Everything looked terrific at the American Seafood stall in the Union Square Greenmarket on Wednesday, but, having no idea of what I would want to prepare that night after Barry and I returned from listening to Laura Poitras speaking at Artists Space, I decided to take two beautiful six-and-a-half ounce flounder fillets (I figured they would give me some creative elbow room). A few minutes later I saw the bunches of sorrel Jim had spread out on one of the Rogowski Farm tables. My dinner was now a plan. As I already had several kinds of boiling potatoes on hand, and a small amount of mixed kales, I was able to return home with an unusually light bag.

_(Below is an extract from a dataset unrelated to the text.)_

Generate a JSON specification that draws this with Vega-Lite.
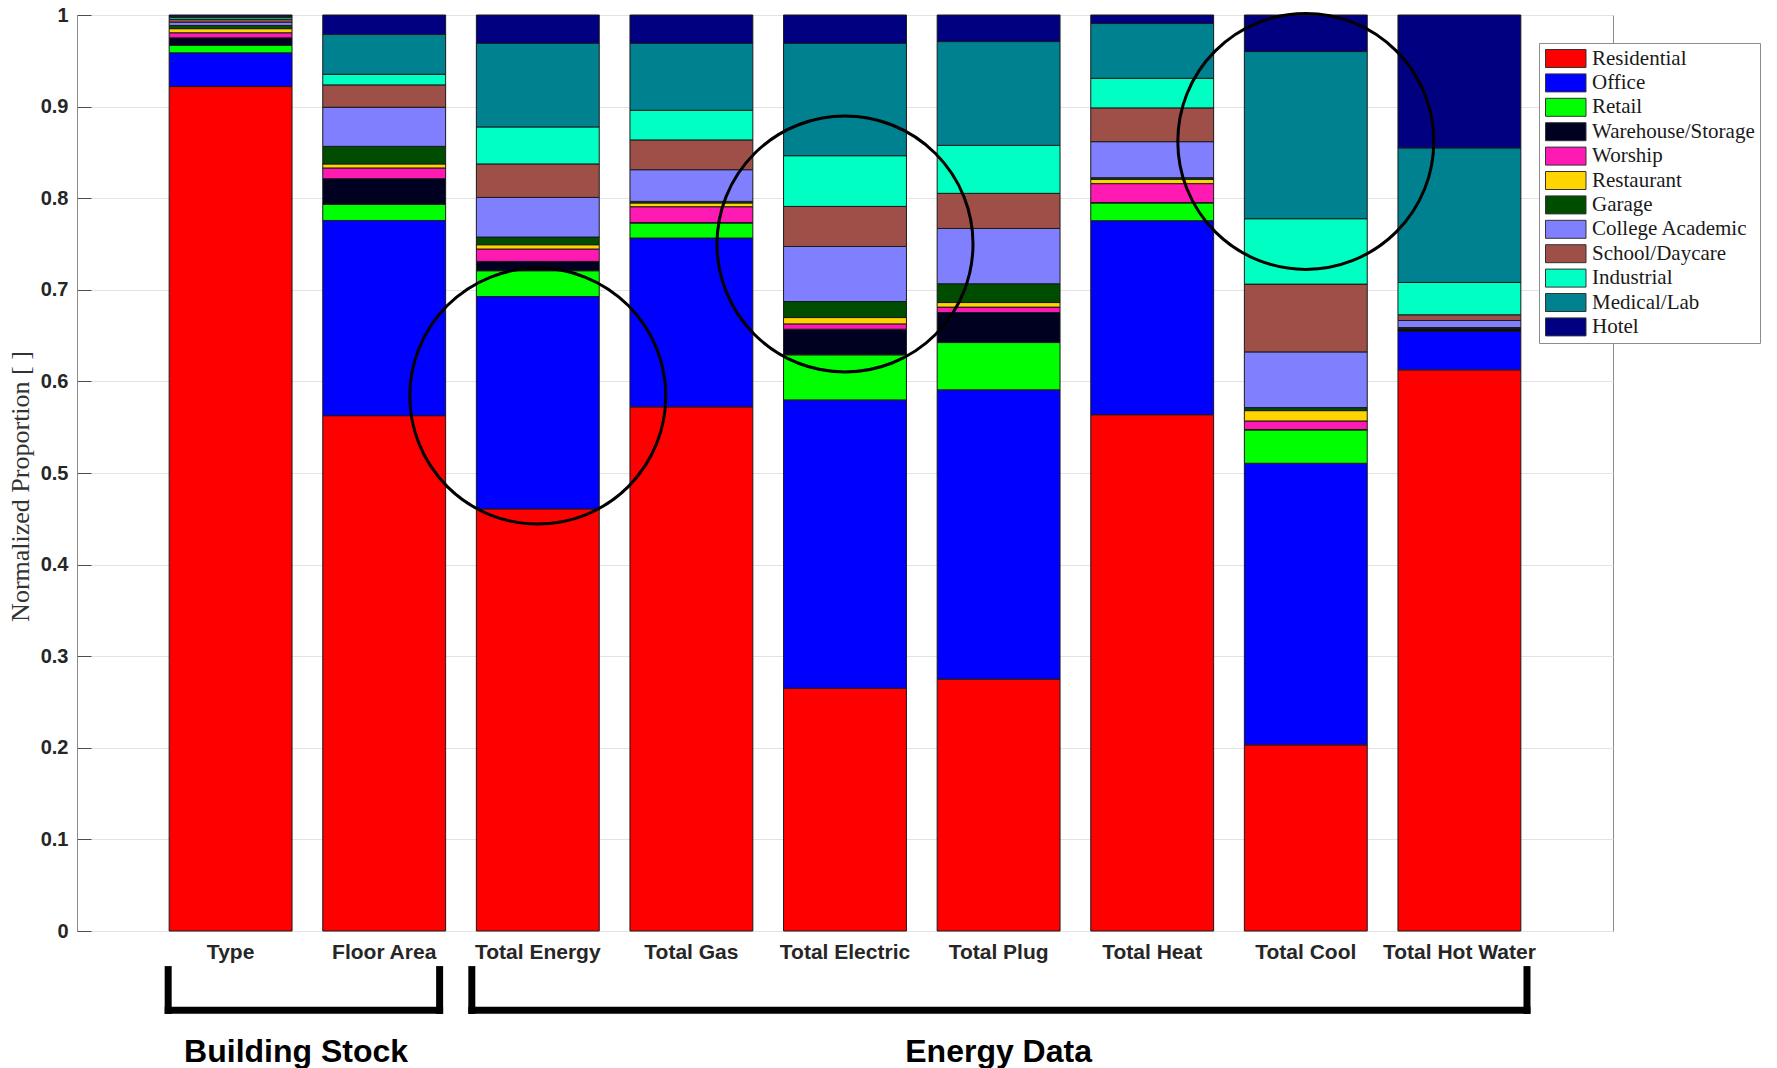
{
  "$schema": "https://vega.github.io/schema/vega-lite/v6.json",
  "width": 1536,
  "height": 916,
  "autosize": {"type": "none"},
  "padding": {"left": 77, "top": 15, "right": 164, "bottom": 137},
  "background": "white",
  "config": {"view": {"stroke": "#8c8c8c", "strokeWidth": 1}},
  "datasets": {
    "shares": [
      {"measure": "Type", "type": "Residential", "share": 0.9219},
      {"measure": "Type", "type": "Office", "share": 0.0368},
      {"measure": "Type", "type": "Retail", "share": 0.0083},
      {"measure": "Type", "type": "Warehouse/Storage", "share": 0.0081},
      {"measure": "Type", "type": "Worship", "share": 0.0055},
      {"measure": "Type", "type": "Restaurant", "share": 0.0045},
      {"measure": "Type", "type": "Garage", "share": 0.0035},
      {"measure": "Type", "type": "College Academic", "share": 0.0036},
      {"measure": "Type", "type": "School/Daycare", "share": 0.003},
      {"measure": "Type", "type": "Industrial", "share": 0.0019},
      {"measure": "Type", "type": "Medical/Lab", "share": 0.0015},
      {"measure": "Type", "type": "Hotel", "share": 0.0014},
      {"measure": "Floor Area", "type": "Residential", "share": 0.5626},
      {"measure": "Floor Area", "type": "Office", "share": 0.2131},
      {"measure": "Floor Area", "type": "Retail", "share": 0.0176},
      {"measure": "Floor Area", "type": "Warehouse/Storage", "share": 0.028},
      {"measure": "Floor Area", "type": "Worship", "share": 0.0117},
      {"measure": "Floor Area", "type": "Restaurant", "share": 0.0044},
      {"measure": "Floor Area", "type": "Garage", "share": 0.0192},
      {"measure": "Floor Area", "type": "College Academic", "share": 0.0427},
      {"measure": "Floor Area", "type": "School/Daycare", "share": 0.0244},
      {"measure": "Floor Area", "type": "Industrial", "share": 0.0116},
      {"measure": "Floor Area", "type": "Medical/Lab", "share": 0.0434},
      {"measure": "Floor Area", "type": "Hotel", "share": 0.0213},
      {"measure": "Total Energy", "type": "Residential", "share": 0.4608},
      {"measure": "Total Energy", "type": "Office", "share": 0.2319},
      {"measure": "Total Energy", "type": "Retail", "share": 0.0281},
      {"measure": "Total Energy", "type": "Warehouse/Storage", "share": 0.0102},
      {"measure": "Total Energy", "type": "Worship", "share": 0.0135},
      {"measure": "Total Energy", "type": "Restaurant", "share": 0.0047},
      {"measure": "Total Energy", "type": "Garage", "share": 0.0084},
      {"measure": "Total Energy", "type": "College Academic", "share": 0.0433},
      {"measure": "Total Energy", "type": "School/Daycare", "share": 0.0365},
      {"measure": "Total Energy", "type": "Industrial", "share": 0.0404},
      {"measure": "Total Energy", "type": "Medical/Lab", "share": 0.0914},
      {"measure": "Total Energy", "type": "Hotel", "share": 0.0308},
      {"measure": "Total Gas", "type": "Residential", "share": 0.5722},
      {"measure": "Total Gas", "type": "Office", "share": 0.1843},
      {"measure": "Total Gas", "type": "Retail", "share": 0.0164},
      {"measure": "Total Gas", "type": "Warehouse/Storage", "share": 0.0006},
      {"measure": "Total Gas", "type": "Worship", "share": 0.0172},
      {"measure": "Total Gas", "type": "Restaurant", "share": 0.0041},
      {"measure": "Total Gas", "type": "Garage", "share": 0.0017},
      {"measure": "Total Gas", "type": "College Academic", "share": 0.0346},
      {"measure": "Total Gas", "type": "School/Daycare", "share": 0.0325},
      {"measure": "Total Gas", "type": "Industrial", "share": 0.0324},
      {"measure": "Total Gas", "type": "Medical/Lab", "share": 0.0732},
      {"measure": "Total Gas", "type": "Hotel", "share": 0.0308},
      {"measure": "Total Electric", "type": "Residential", "share": 0.2651},
      {"measure": "Total Electric", "type": "Office", "share": 0.3147},
      {"measure": "Total Electric", "type": "Retail", "share": 0.0492},
      {"measure": "Total Electric", "type": "Warehouse/Storage", "share": 0.028},
      {"measure": "Total Electric", "type": "Worship", "share": 0.0058},
      {"measure": "Total Electric", "type": "Restaurant", "share": 0.0069},
      {"measure": "Total Electric", "type": "Garage", "share": 0.0175},
      {"measure": "Total Electric", "type": "College Academic", "share": 0.0601},
      {"measure": "Total Electric", "type": "School/Daycare", "share": 0.0437},
      {"measure": "Total Electric", "type": "Industrial", "share": 0.0554},
      {"measure": "Total Electric", "type": "Medical/Lab", "share": 0.1228},
      {"measure": "Total Electric", "type": "Hotel", "share": 0.0308},
      {"measure": "Total Plug", "type": "Residential", "share": 0.275},
      {"measure": "Total Plug", "type": "Office", "share": 0.3158},
      {"measure": "Total Plug", "type": "Retail", "share": 0.0516},
      {"measure": "Total Plug", "type": "Warehouse/Storage", "share": 0.0328},
      {"measure": "Total Plug", "type": "Worship", "share": 0.0059},
      {"measure": "Total Plug", "type": "Restaurant", "share": 0.005},
      {"measure": "Total Plug", "type": "Garage", "share": 0.0205},
      {"measure": "Total Plug", "type": "College Academic", "share": 0.0604},
      {"measure": "Total Plug", "type": "School/Daycare", "share": 0.0383},
      {"measure": "Total Plug", "type": "Industrial", "share": 0.0524},
      {"measure": "Total Plug", "type": "Medical/Lab", "share": 0.1133},
      {"measure": "Total Plug", "type": "Hotel", "share": 0.029},
      {"measure": "Total Heat", "type": "Residential", "share": 0.5636},
      {"measure": "Total Heat", "type": "Office", "share": 0.2118},
      {"measure": "Total Heat", "type": "Retail", "share": 0.0194},
      {"measure": "Total Heat", "type": "Warehouse/Storage", "share": 0.0005},
      {"measure": "Total Heat", "type": "Worship", "share": 0.0206},
      {"measure": "Total Heat", "type": "Restaurant", "share": 0.0047},
      {"measure": "Total Heat", "type": "Garage", "share": 0.0018},
      {"measure": "Total Heat", "type": "College Academic", "share": 0.0393},
      {"measure": "Total Heat", "type": "School/Daycare", "share": 0.0369},
      {"measure": "Total Heat", "type": "Industrial", "share": 0.0323},
      {"measure": "Total Heat", "type": "Medical/Lab", "share": 0.0598},
      {"measure": "Total Heat", "type": "Hotel", "share": 0.0093},
      {"measure": "Total Cool", "type": "Residential", "share": 0.2032},
      {"measure": "Total Cool", "type": "Office", "share": 0.3074},
      {"measure": "Total Cool", "type": "Retail", "share": 0.0364},
      {"measure": "Total Cool", "type": "Warehouse/Storage", "share": 0.0005},
      {"measure": "Total Cool", "type": "Worship", "share": 0.0093},
      {"measure": "Total Cool", "type": "Restaurant", "share": 0.0113},
      {"measure": "Total Cool", "type": "Garage", "share": 0.0033},
      {"measure": "Total Cool", "type": "College Academic", "share": 0.0608},
      {"measure": "Total Cool", "type": "School/Daycare", "share": 0.074},
      {"measure": "Total Cool", "type": "Industrial", "share": 0.0714},
      {"measure": "Total Cool", "type": "Medical/Lab", "share": 0.1825},
      {"measure": "Total Cool", "type": "Hotel", "share": 0.0399},
      {"measure": "Total Hot Water", "type": "Residential", "share": 0.6126},
      {"measure": "Total Hot Water", "type": "Office", "share": 0.0419},
      {"measure": "Total Hot Water", "type": "Retail", "share": 0.0003},
      {"measure": "Total Hot Water", "type": "Warehouse/Storage", "share": 0.0025},
      {"measure": "Total Hot Water", "type": "Worship", "share": 0.0003},
      {"measure": "Total Hot Water", "type": "Restaurant", "share": 0.0003},
      {"measure": "Total Hot Water", "type": "Garage", "share": 0.0009},
      {"measure": "Total Hot Water", "type": "College Academic", "share": 0.0077},
      {"measure": "Total Hot Water", "type": "School/Daycare", "share": 0.0062},
      {"measure": "Total Hot Water", "type": "Industrial", "share": 0.0353},
      {"measure": "Total Hot Water", "type": "Medical/Lab", "share": 0.1469},
      {"measure": "Total Hot Water", "type": "Hotel", "share": 0.1451}
    ],
    "types": [
      {"type": "Residential", "rank": 1},
      {"type": "Office", "rank": 2},
      {"type": "Retail", "rank": 3},
      {"type": "Warehouse/Storage", "rank": 4},
      {"type": "Worship", "rank": 5},
      {"type": "Restaurant", "rank": 6},
      {"type": "Garage", "rank": 7},
      {"type": "College Academic", "rank": 8},
      {"type": "School/Daycare", "rank": 9},
      {"type": "Industrial", "rank": 10},
      {"type": "Medical/Lab", "rank": 11},
      {"type": "Hotel", "rank": 12}
    ],
    "circles": [
      {"measure": "Total Energy", "center": 0.584},
      {"measure": "Total Electric", "center": 0.75},
      {"measure": "Total Cool", "center": 0.862}
    ]
  },
  "layer": [
    {
      "data": {"name": "shares"},
      "transform": [
        {"lookup": "type", "from": {"data": {"name": "types"}, "key": "type", "fields": ["rank"]}}
      ],
      "mark": {"type": "bar", "stroke": "#1a1a1a", "strokeWidth": 1},
      "encoding": {
        "x": {
          "field": "measure",
          "type": "nominal",
          "sort": ["Type", "Floor Area", "Total Energy", "Total Gas", "Total Electric", "Total Plug", "Total Heat", "Total Cool", "Total Hot Water"],
          "scale": {
            "domain": ["Type", "Floor Area", "Total Energy", "Total Gas", "Total Electric", "Total Plug", "Total Heat", "Total Cool", "Total Hot Water"],
            "paddingInner": 0.2,
            "paddingOuter": 0.6
          },
          "axis": {
            "title": null,
            "ticks": false,
            "domain": false,
            "grid": false,
            "labelAngle": 0,
            "labelFont": "Liberation Sans",
            "labelFontWeight": "bold",
            "labelFontSize": 21,
            "labelColor": "#262626",
            "labelPadding": 10
          }
        },
        "y": {
          "field": "share",
          "type": "quantitative",
          "stack": "zero",
          "scale": {"domain": [0, 1], "nice": false},
          "axis": {
            "title": "Normalized Proportion [ ]",
            "values": [0, 0.1, 0.2, 0.3, 0.4, 0.5, 0.6, 0.7, 0.8, 0.9, 1],
            "format": "~g",
            "domain": false,
            "grid": true,
            "gridColor": "#e3e3e3",
            "gridWidth": 1,
            "tickSize": -14,
            "tickColor": "#4d4d4d",
            "tickWidth": 1,
            "labelPadding": 23,
            "labelFont": "Liberation Sans",
            "labelFontWeight": "bold",
            "labelFontSize": 20,
            "labelColor": "#262626",
            "labelOverlap": false,
            "labelFlush": false,
            "titleFont": "Liberation Serif",
            "titleFontWeight": "normal",
            "titleFontSize": 26,
            "titleColor": "#333333",
            "titlePadding": 7,
            "titleY": 471
          }
        },
        "color": {
          "field": "type",
          "type": "nominal",
          "scale": {
            "domain": ["Residential", "Office", "Retail", "Warehouse/Storage", "Worship", "Restaurant", "Garage", "College Academic", "School/Daycare", "Industrial", "Medical/Lab", "Hotel"],
            "range": ["#ff0000", "#0000ff", "#00ff00", "#000020", "#ff1ab3", "#ffd400", "#004d00", "#8080ff", "#9e5048", "#00ffc2", "#00818f", "#000080"]
          },
          "legend": {
            "title": null,
            "orient": "none",
            "legendX": 1462,
            "legendY": 28,
            "padding": 5,
            "strokeColor": "#8c8c8c",
            "fillColor": "#ffffff",
            "symbolType": "M-1,-1H3.5V1H-1Z",
            "symbolSize": 324,
            "symbolStrokeColor": "#333333",
            "symbolStrokeWidth": 1,
            "symbolOpacity": 1,
            "labelFont": "Liberation Serif",
            "labelFontSize": 21,
            "labelColor": "#1a1a1a",
            "labelOffset": 27,
            "labelLimit": 400,
            "rowPadding": 1.4
          }
        },
        "order": {"field": "rank", "type": "quantitative", "sort": "ascending"}
      }
    },
    {
      "data": {"name": "circles"},
      "mark": {"type": "point", "shape": "circle", "filled": false, "size": 65536, "stroke": "#000000", "strokeWidth": 3, "opacity": 1},
      "encoding": {
        "x": {"field": "measure", "type": "nominal"},
        "y": {"field": "center", "type": "quantitative"}
      }
    },
    {
      "data": {"values": [{"group": "Building Stock"}]},
      "layer": [
        {
          "mark": {"type": "rule", "strokeWidth": 7, "strokeCap": "butt", "color": "#000000"},
          "encoding": {
            "x": {"datum": "Type", "type": "nominal", "bandPosition": -0.008},
            "y": {"datum": -0.0383, "type": "quantitative"},
            "y2": {"datum": -0.0905}
          }
        },
        {
          "mark": {"type": "rule", "strokeWidth": 7, "strokeCap": "butt", "color": "#000000"},
          "encoding": {
            "x": {"datum": "Floor Area", "type": "nominal", "bandPosition": 0.951},
            "y": {"datum": -0.0383, "type": "quantitative"},
            "y2": {"datum": -0.0905}
          }
        },
        {
          "mark": {"type": "rule", "strokeWidth": 7, "strokeCap": "square", "color": "#000000"},
          "encoding": {
            "x": {"datum": "Type", "type": "nominal", "bandPosition": -0.008},
            "x2": {"datum": "Floor Area", "bandPosition": 0.951},
            "y": {"datum": -0.0866, "type": "quantitative"}
          }
        },
        {
          "mark": {"type": "text", "font": "Liberation Sans", "fontWeight": "bold", "fontSize": 32, "color": "#000000", "align": "center", "baseline": "alphabetic"},
          "encoding": {
            "x": {"datum": "Type", "type": "nominal", "bandPosition": 1.033},
            "y": {"datum": -0.1426, "type": "quantitative"},
            "text": {"field": "group"}
          }
        }
      ]
    },
    {
      "data": {"values": [{"group": "Energy Data"}]},
      "layer": [
        {
          "mark": {"type": "rule", "strokeWidth": 7, "strokeCap": "butt", "color": "#000000"},
          "encoding": {
            "x": {"datum": "Total Energy", "type": "nominal", "bandPosition": -0.037},
            "y": {"datum": -0.0383, "type": "quantitative"},
            "y2": {"datum": -0.0905}
          }
        },
        {
          "mark": {"type": "rule", "strokeWidth": 7, "strokeCap": "butt", "color": "#000000"},
          "encoding": {
            "x": {"datum": "Total Hot Water", "type": "nominal", "bandPosition": 1.05},
            "y": {"datum": -0.0383, "type": "quantitative"},
            "y2": {"datum": -0.0905}
          }
        },
        {
          "mark": {"type": "rule", "strokeWidth": 7, "strokeCap": "square", "color": "#000000"},
          "encoding": {
            "x": {"datum": "Total Energy", "type": "nominal", "bandPosition": -0.037},
            "x2": {"datum": "Total Hot Water", "bandPosition": 1.05},
            "y": {"datum": -0.0866, "type": "quantitative"}
          }
        },
        {
          "mark": {"type": "text", "font": "Liberation Sans", "fontWeight": "bold", "fontSize": 32, "color": "#000000", "align": "center", "baseline": "alphabetic"},
          "encoding": {
            "x": {"datum": "Total Plug", "type": "nominal", "bandPosition": 0.5},
            "y": {"datum": -0.1426, "type": "quantitative"},
            "text": {"field": "group"}
          }
        }
      ]
    }
  ]
}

- flounder fillets from American Seafood, seasoned, dotted with butter, placed in a ceramic oven dish with a modest amount (1/4 cup for the two) of white wine poured over the top, placed in a 375º oven for 10 minutes, removed and placed on the plates, the juices added to a small pan containing about a fourth of a cup of very good Crème fraîche, which was then boiled quickly until slightly reduced, half of a bunch of shredded sorrel then added and stirred into it before it was spooned over the fish on the plates
- German Butterball potatoes from Norwich Meadows Farm (scrubbed but unpeeled), boiled, drained, halved, buttered, and added to the plate
- two kinds of kale (green and purple) from Tamarack Hollow Farm, wilted with olive oil in which thinly-sliced garlic from Migliorelli Farm had been heated
- the wine was a California white, Wente Riva Ranch Chardonnay Arroyo Seco Monterrey 2012
The second course was simply sections of a very ripe, luscious Bosc pear from Migliorelli Farm, with its bruised area cut off, served with small amounts of two cheeses, sheep milk Brebis Bleu from 3-Corner Field Farm, and goats milk Slyboro from Consider Bardwell Farm.
- we continued with the Wente Chardonnay with this course
While it’s possible I may still see some Bosc pears in the Greenmarket this winter, I was assured today by the farmers that I was enjoying the last of the both the sorrel and the kale. All of which makes me particularly happy that I still have half of Jim’s savory rumex acetosa, as well as an equally sweet-looking bunch of collard greens (apparently also the very last of the season), picked up at Rogowski Farm today as well.
Regarding the earlier part of the evening, being in that crowded room tonight with Laura was an enormous privilege, but it was also a powerful reminder of just how much this country has lost, primarily since 9/11.